I once had a client who had a rather large fish tank (with no fish in it) that you saw almost immediately upon entering. When I came back with my photographer, fish tank gone, small couch in its place. I've had clients buy all kinds of accessories to create a focal point for a room. One of my favorites was this clock (which was most likely returned after COE).
A few pieces of artwork, some nice throw pillows on your couch, a cool floor lamp go a long way towards making your home more attractive, bright or presentable. And that's what we are doing: presenting your home in the best possible light to its next owner.
Now we get into actually spending some money and I don't recommend spending too much in most cases.
|Everything works great in this staged LR.|
One of my clients will be listing a house that has one room painted a deep hunter green. It's nice. My advice none the less was to lighten it up and make it a neutral taupe or off white. As silly as it is, just one less buyer objection "that downstairs green bedroom was so dark".
Floor covering are another topic entirely.

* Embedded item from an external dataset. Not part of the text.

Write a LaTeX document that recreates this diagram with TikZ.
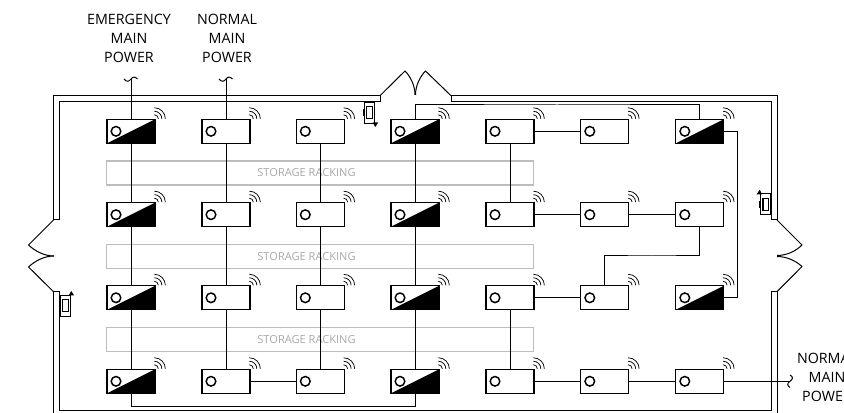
\documentclass[tikz,border=0pt]{standalone}
\usepackage{fontspec}
\setmainfont{Open Sans}
\usetikzlibrary{positioning}
\definecolor{rack}{HTML}{BDBDBD}
\definecolor{racktext}{HTML}{A8A8A8}

\tikzset{
  lum/.style={draw,fill=white,line width=.8pt,inner sep=0pt,outer sep=0pt,minimum width=36pt,minimum height=18pt,
    path picture={\draw[black,line width=1.1pt] ([xshift=-11.25pt]path picture bounding box.center) circle (3.6pt);}},
  emerg/.style={draw,fill=white,line width=.8pt,inner sep=0pt,outer sep=0pt,minimum width=36pt,minimum height=18pt,
    path picture={\fill[black] (path picture bounding box.south west) -- (path picture bounding box.north east) -- (path picture bounding box.south east) -- cycle;
      \draw[black,line width=1.1pt,fill=white] ([xshift=-11.25pt]path picture bounding box.center) circle (3.6pt);}},
  rackbox/.style={draw=rack,line width=.8pt,inner sep=0pt,minimum width=319.9pt,minimum height=18pt},
  racklabel/.style={text=racktext,font=\fontsize{8.3}{10}\selectfont},
  feed/.style={align=center,font=\fontsize{10.7}{14.25}\selectfont},
  wire/.style={line width=.75pt},
  wall/.style={line width=.75pt},
  wifi/.style={line width=.55pt},
}

\begin{document}
\begin{tikzpicture}[x=0.75pt,y=0.75pt,yscale=-1,xscale=1]
\clip (0,0) rectangle (844,413);

% walls
\draw[wall] (53.5,220) -- (53.5,95.7) -- (380,95.7) -- (380,102) -- (59.5,102) -- (59.5,220) -- cycle;
\draw[wall] (451,95.7) -- (777,95.7) -- (777,220) -- (771,220) -- (771,102) -- (451,102) -- cycle;
\draw[wall] (53.5,420) -- (53.5,291.7) -- (59.5,291.7) -- (59.5,411) -- (771,411) -- (771,291.7) -- (777,291.7) -- (777,420);

% doors
\draw[wall] (380,95.7) -- (405,71) .. controls (410,76) and (415,85) .. (415,95);
\draw[wall] (451,95.7) -- (425.5,71) .. controls (420.5,76) and (415.5,85) .. (415.5,95);
\draw[wall] (53.5,220) -- (28.5,245) .. controls (35,251) and (44,256) .. (54,256);
\draw[wall] (53.5,291.7) -- (28.5,267) .. controls (35,261) and (44,256) .. (54,256);
\draw[wall] (777,220) -- (802,245) .. controls (796,251) and (787,255.5) .. (777,255.5);
\draw[wall] (777,291.7) -- (802,266.5) .. controls (796,261) and (787,256.5) .. (777,256.5);

% sensors
\foreach \sx/\sy/\bx/\by in {369.2/112.5/1/1,765.7/204.3/-1/-1,65.2/305.5/1/-1}{
  \draw[line width=.6pt] (\sx-5,\sy-10.5) rectangle (\sx+5,\sy+10.5);
  \draw[line width=.9pt] (\sx-2.7,\sy-6) rectangle (\sx+3,\sy+6);
  \fill (\sx-6.5,\sy-3.5) rectangle (\sx-5,\sy+3.5);
  \fill (\sx+\bx*3.5,\sy+\by*10) -- (\sx+\bx*9,\sy+\by*10) -- (\sx+\bx*6,\sy+\by*14.5) -- cycle;
}

% racking
\node[rackbox] (rackA) at (320.2,173) {};
\node[rackbox] (rackB) at (320.2,256.2) {};
\node[rackbox] (rackC) at (320.2,339.6) {};
\node[racklabel] (rackAtxt) at (306.5,173) {STORAGE RACKING};
\node[racklabel] (rackBtxt) at (306.5,256.2) {STORAGE RACKING};
\node[racklabel] (rackCtxt) at (306.5,339.6) {STORAGE RACKING};

% fixtures
\foreach \r/\y in {1/131.3,2/214.7,3/297.8,4/381.3}{
  \foreach \c/\x in {1/131,4/415}
    \node[emerg] (lum\r\c) at (\x,\y) {};
  \foreach \c/\x in {2/226,3/320.3,5/510,6/604.8}
    \node[lum] (lum\r\c) at (\x,\y) {};
}
\node[emerg] (lum17) at (699.8,131.3) {};
\node[lum] (lum27) at (699.8,214.7) {};
\node[emerg] (lum37) at (699.8,297.8) {};
\node[lum] (lum47) at (699.8,381.3) {};

% wireless marks
\foreach \r in {1,2,3,4}
  \foreach \c in {1,2,3,4,5,6,7}
    \foreach \rr in {4,7.5,11}
      \draw[wifi] ([shift={(-.5pt,-.4pt)}]lum\r\c.north east) ++(0,-\rr) arc[start angle=-90,end angle=0,radius=\rr];

% feeds
\coordinate (feedE) at (131,79);
\coordinate (feedN) at (226,79);
\coordinate (feedR) at (790,381.3);
\coordinate (busA) at (557,105);
\coordinate (busB) at (652,256);
\coordinate (busC) at (273,406.3);
\coordinate (riser) at (737.5,214);
\draw[wire] (124,79) .. controls (127,82.5) and (129,81.5) .. (131,79) .. controls (133,76.5) and (135,76.5) .. (137.5,79);
\draw[wire] (219,79) .. controls (222,82.5) and (224,81.5) .. (226,79) .. controls (228,76.5) and (230,76.5) .. (232.5,79);
\draw[wire] (790,375) .. controls (793.5,377) and (793,379) .. (790,381.3) .. controls (787,383) and (787,385.5) .. (790,387.5);

% wiring
\draw[wire] (feedE) -- (lum11);
\draw[wire] (feedN) -- (lum12);
\foreach \c in {1,2,3,4}{
  \draw[wire] (lum1\c) -- (lum2\c);
  \draw[wire] (lum2\c) -- (lum3\c);
  \draw[wire] (lum3\c) -- (lum4\c);
}
\draw[wire] (lum15) -- (lum25);
\draw[wire] (lum35) -- (lum45);
\draw[wire] (lum15) -- (lum16);
\draw[wire] (lum25) -- (lum26);
\draw[wire] (lum26) -- (lum27);
\draw[wire] (lum35) -- (lum36);
\draw[wire] (lum42) -- (lum43);
\draw[wire] (lum45) -- (lum46);
\draw[wire] (lum46) -- (lum47);
\draw[wire] (lum47) -- (feedR);
\draw[wire] (lum14.north) |- (busA) -| (lum17.north);
\draw[wire] (lum27.south) |- (busB) -| (lum36.north);
\draw[wire] (lum41.south) |- (busC) -| (lum44.south);
\draw[wire] (lum17.east) -| (riser) |- (lum37.east);

% labels
\node[feed] (txtE) at (129,38) {EMERGENCY\\MAIN\\POWER};
\node[feed] (txtN) at (227,38) {NORMAL\\MAIN\\POWER};
\node[feed] (txtR) at (827,377.5) {NORMAL\\MAIN\\POWER};

\end{tikzpicture}
\end{document}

If you are fortunate enough to have wood floors, engineered or otherwise, that are in reasonably good shape and whatever color happens to be in style now (sort of a grayish, distressed, aged look - like teak left outside too long) you are in luck. If you have '80s orange shag that hasn't been steam cleaned in 15 years, not so much. Most likely your home is someplace in the middle. That's ok.
If you can freshen up carpets by a professional steam clean, by all means do so. If you replace carpet you most likely will recoup that investment but often the buyer really wants wood so there's a bit of risk and the decision will ultimately be based on where you are priced relative to the condition of recent sales. The same is true but even more so for installing wood to sell. My last few clients who did so definitely not only recouped their investment but sold for a higher price than we thought. But we did a lot of analysis and price shopping and made some great choices.
|Great curb appeal.|
So while I could continue and go room by room, you'll have to call me for a free no obligation consultation to get that advice. Before I wrap this up though, let's go outside for a second.
Remember curb appeal? Go buy some bright flowers to plant out front, put some lawn decorations, paint the fence, maybe a flag. Make a great first impression when your buyer drives up. If you want them to fall in love with the house, bring flowers.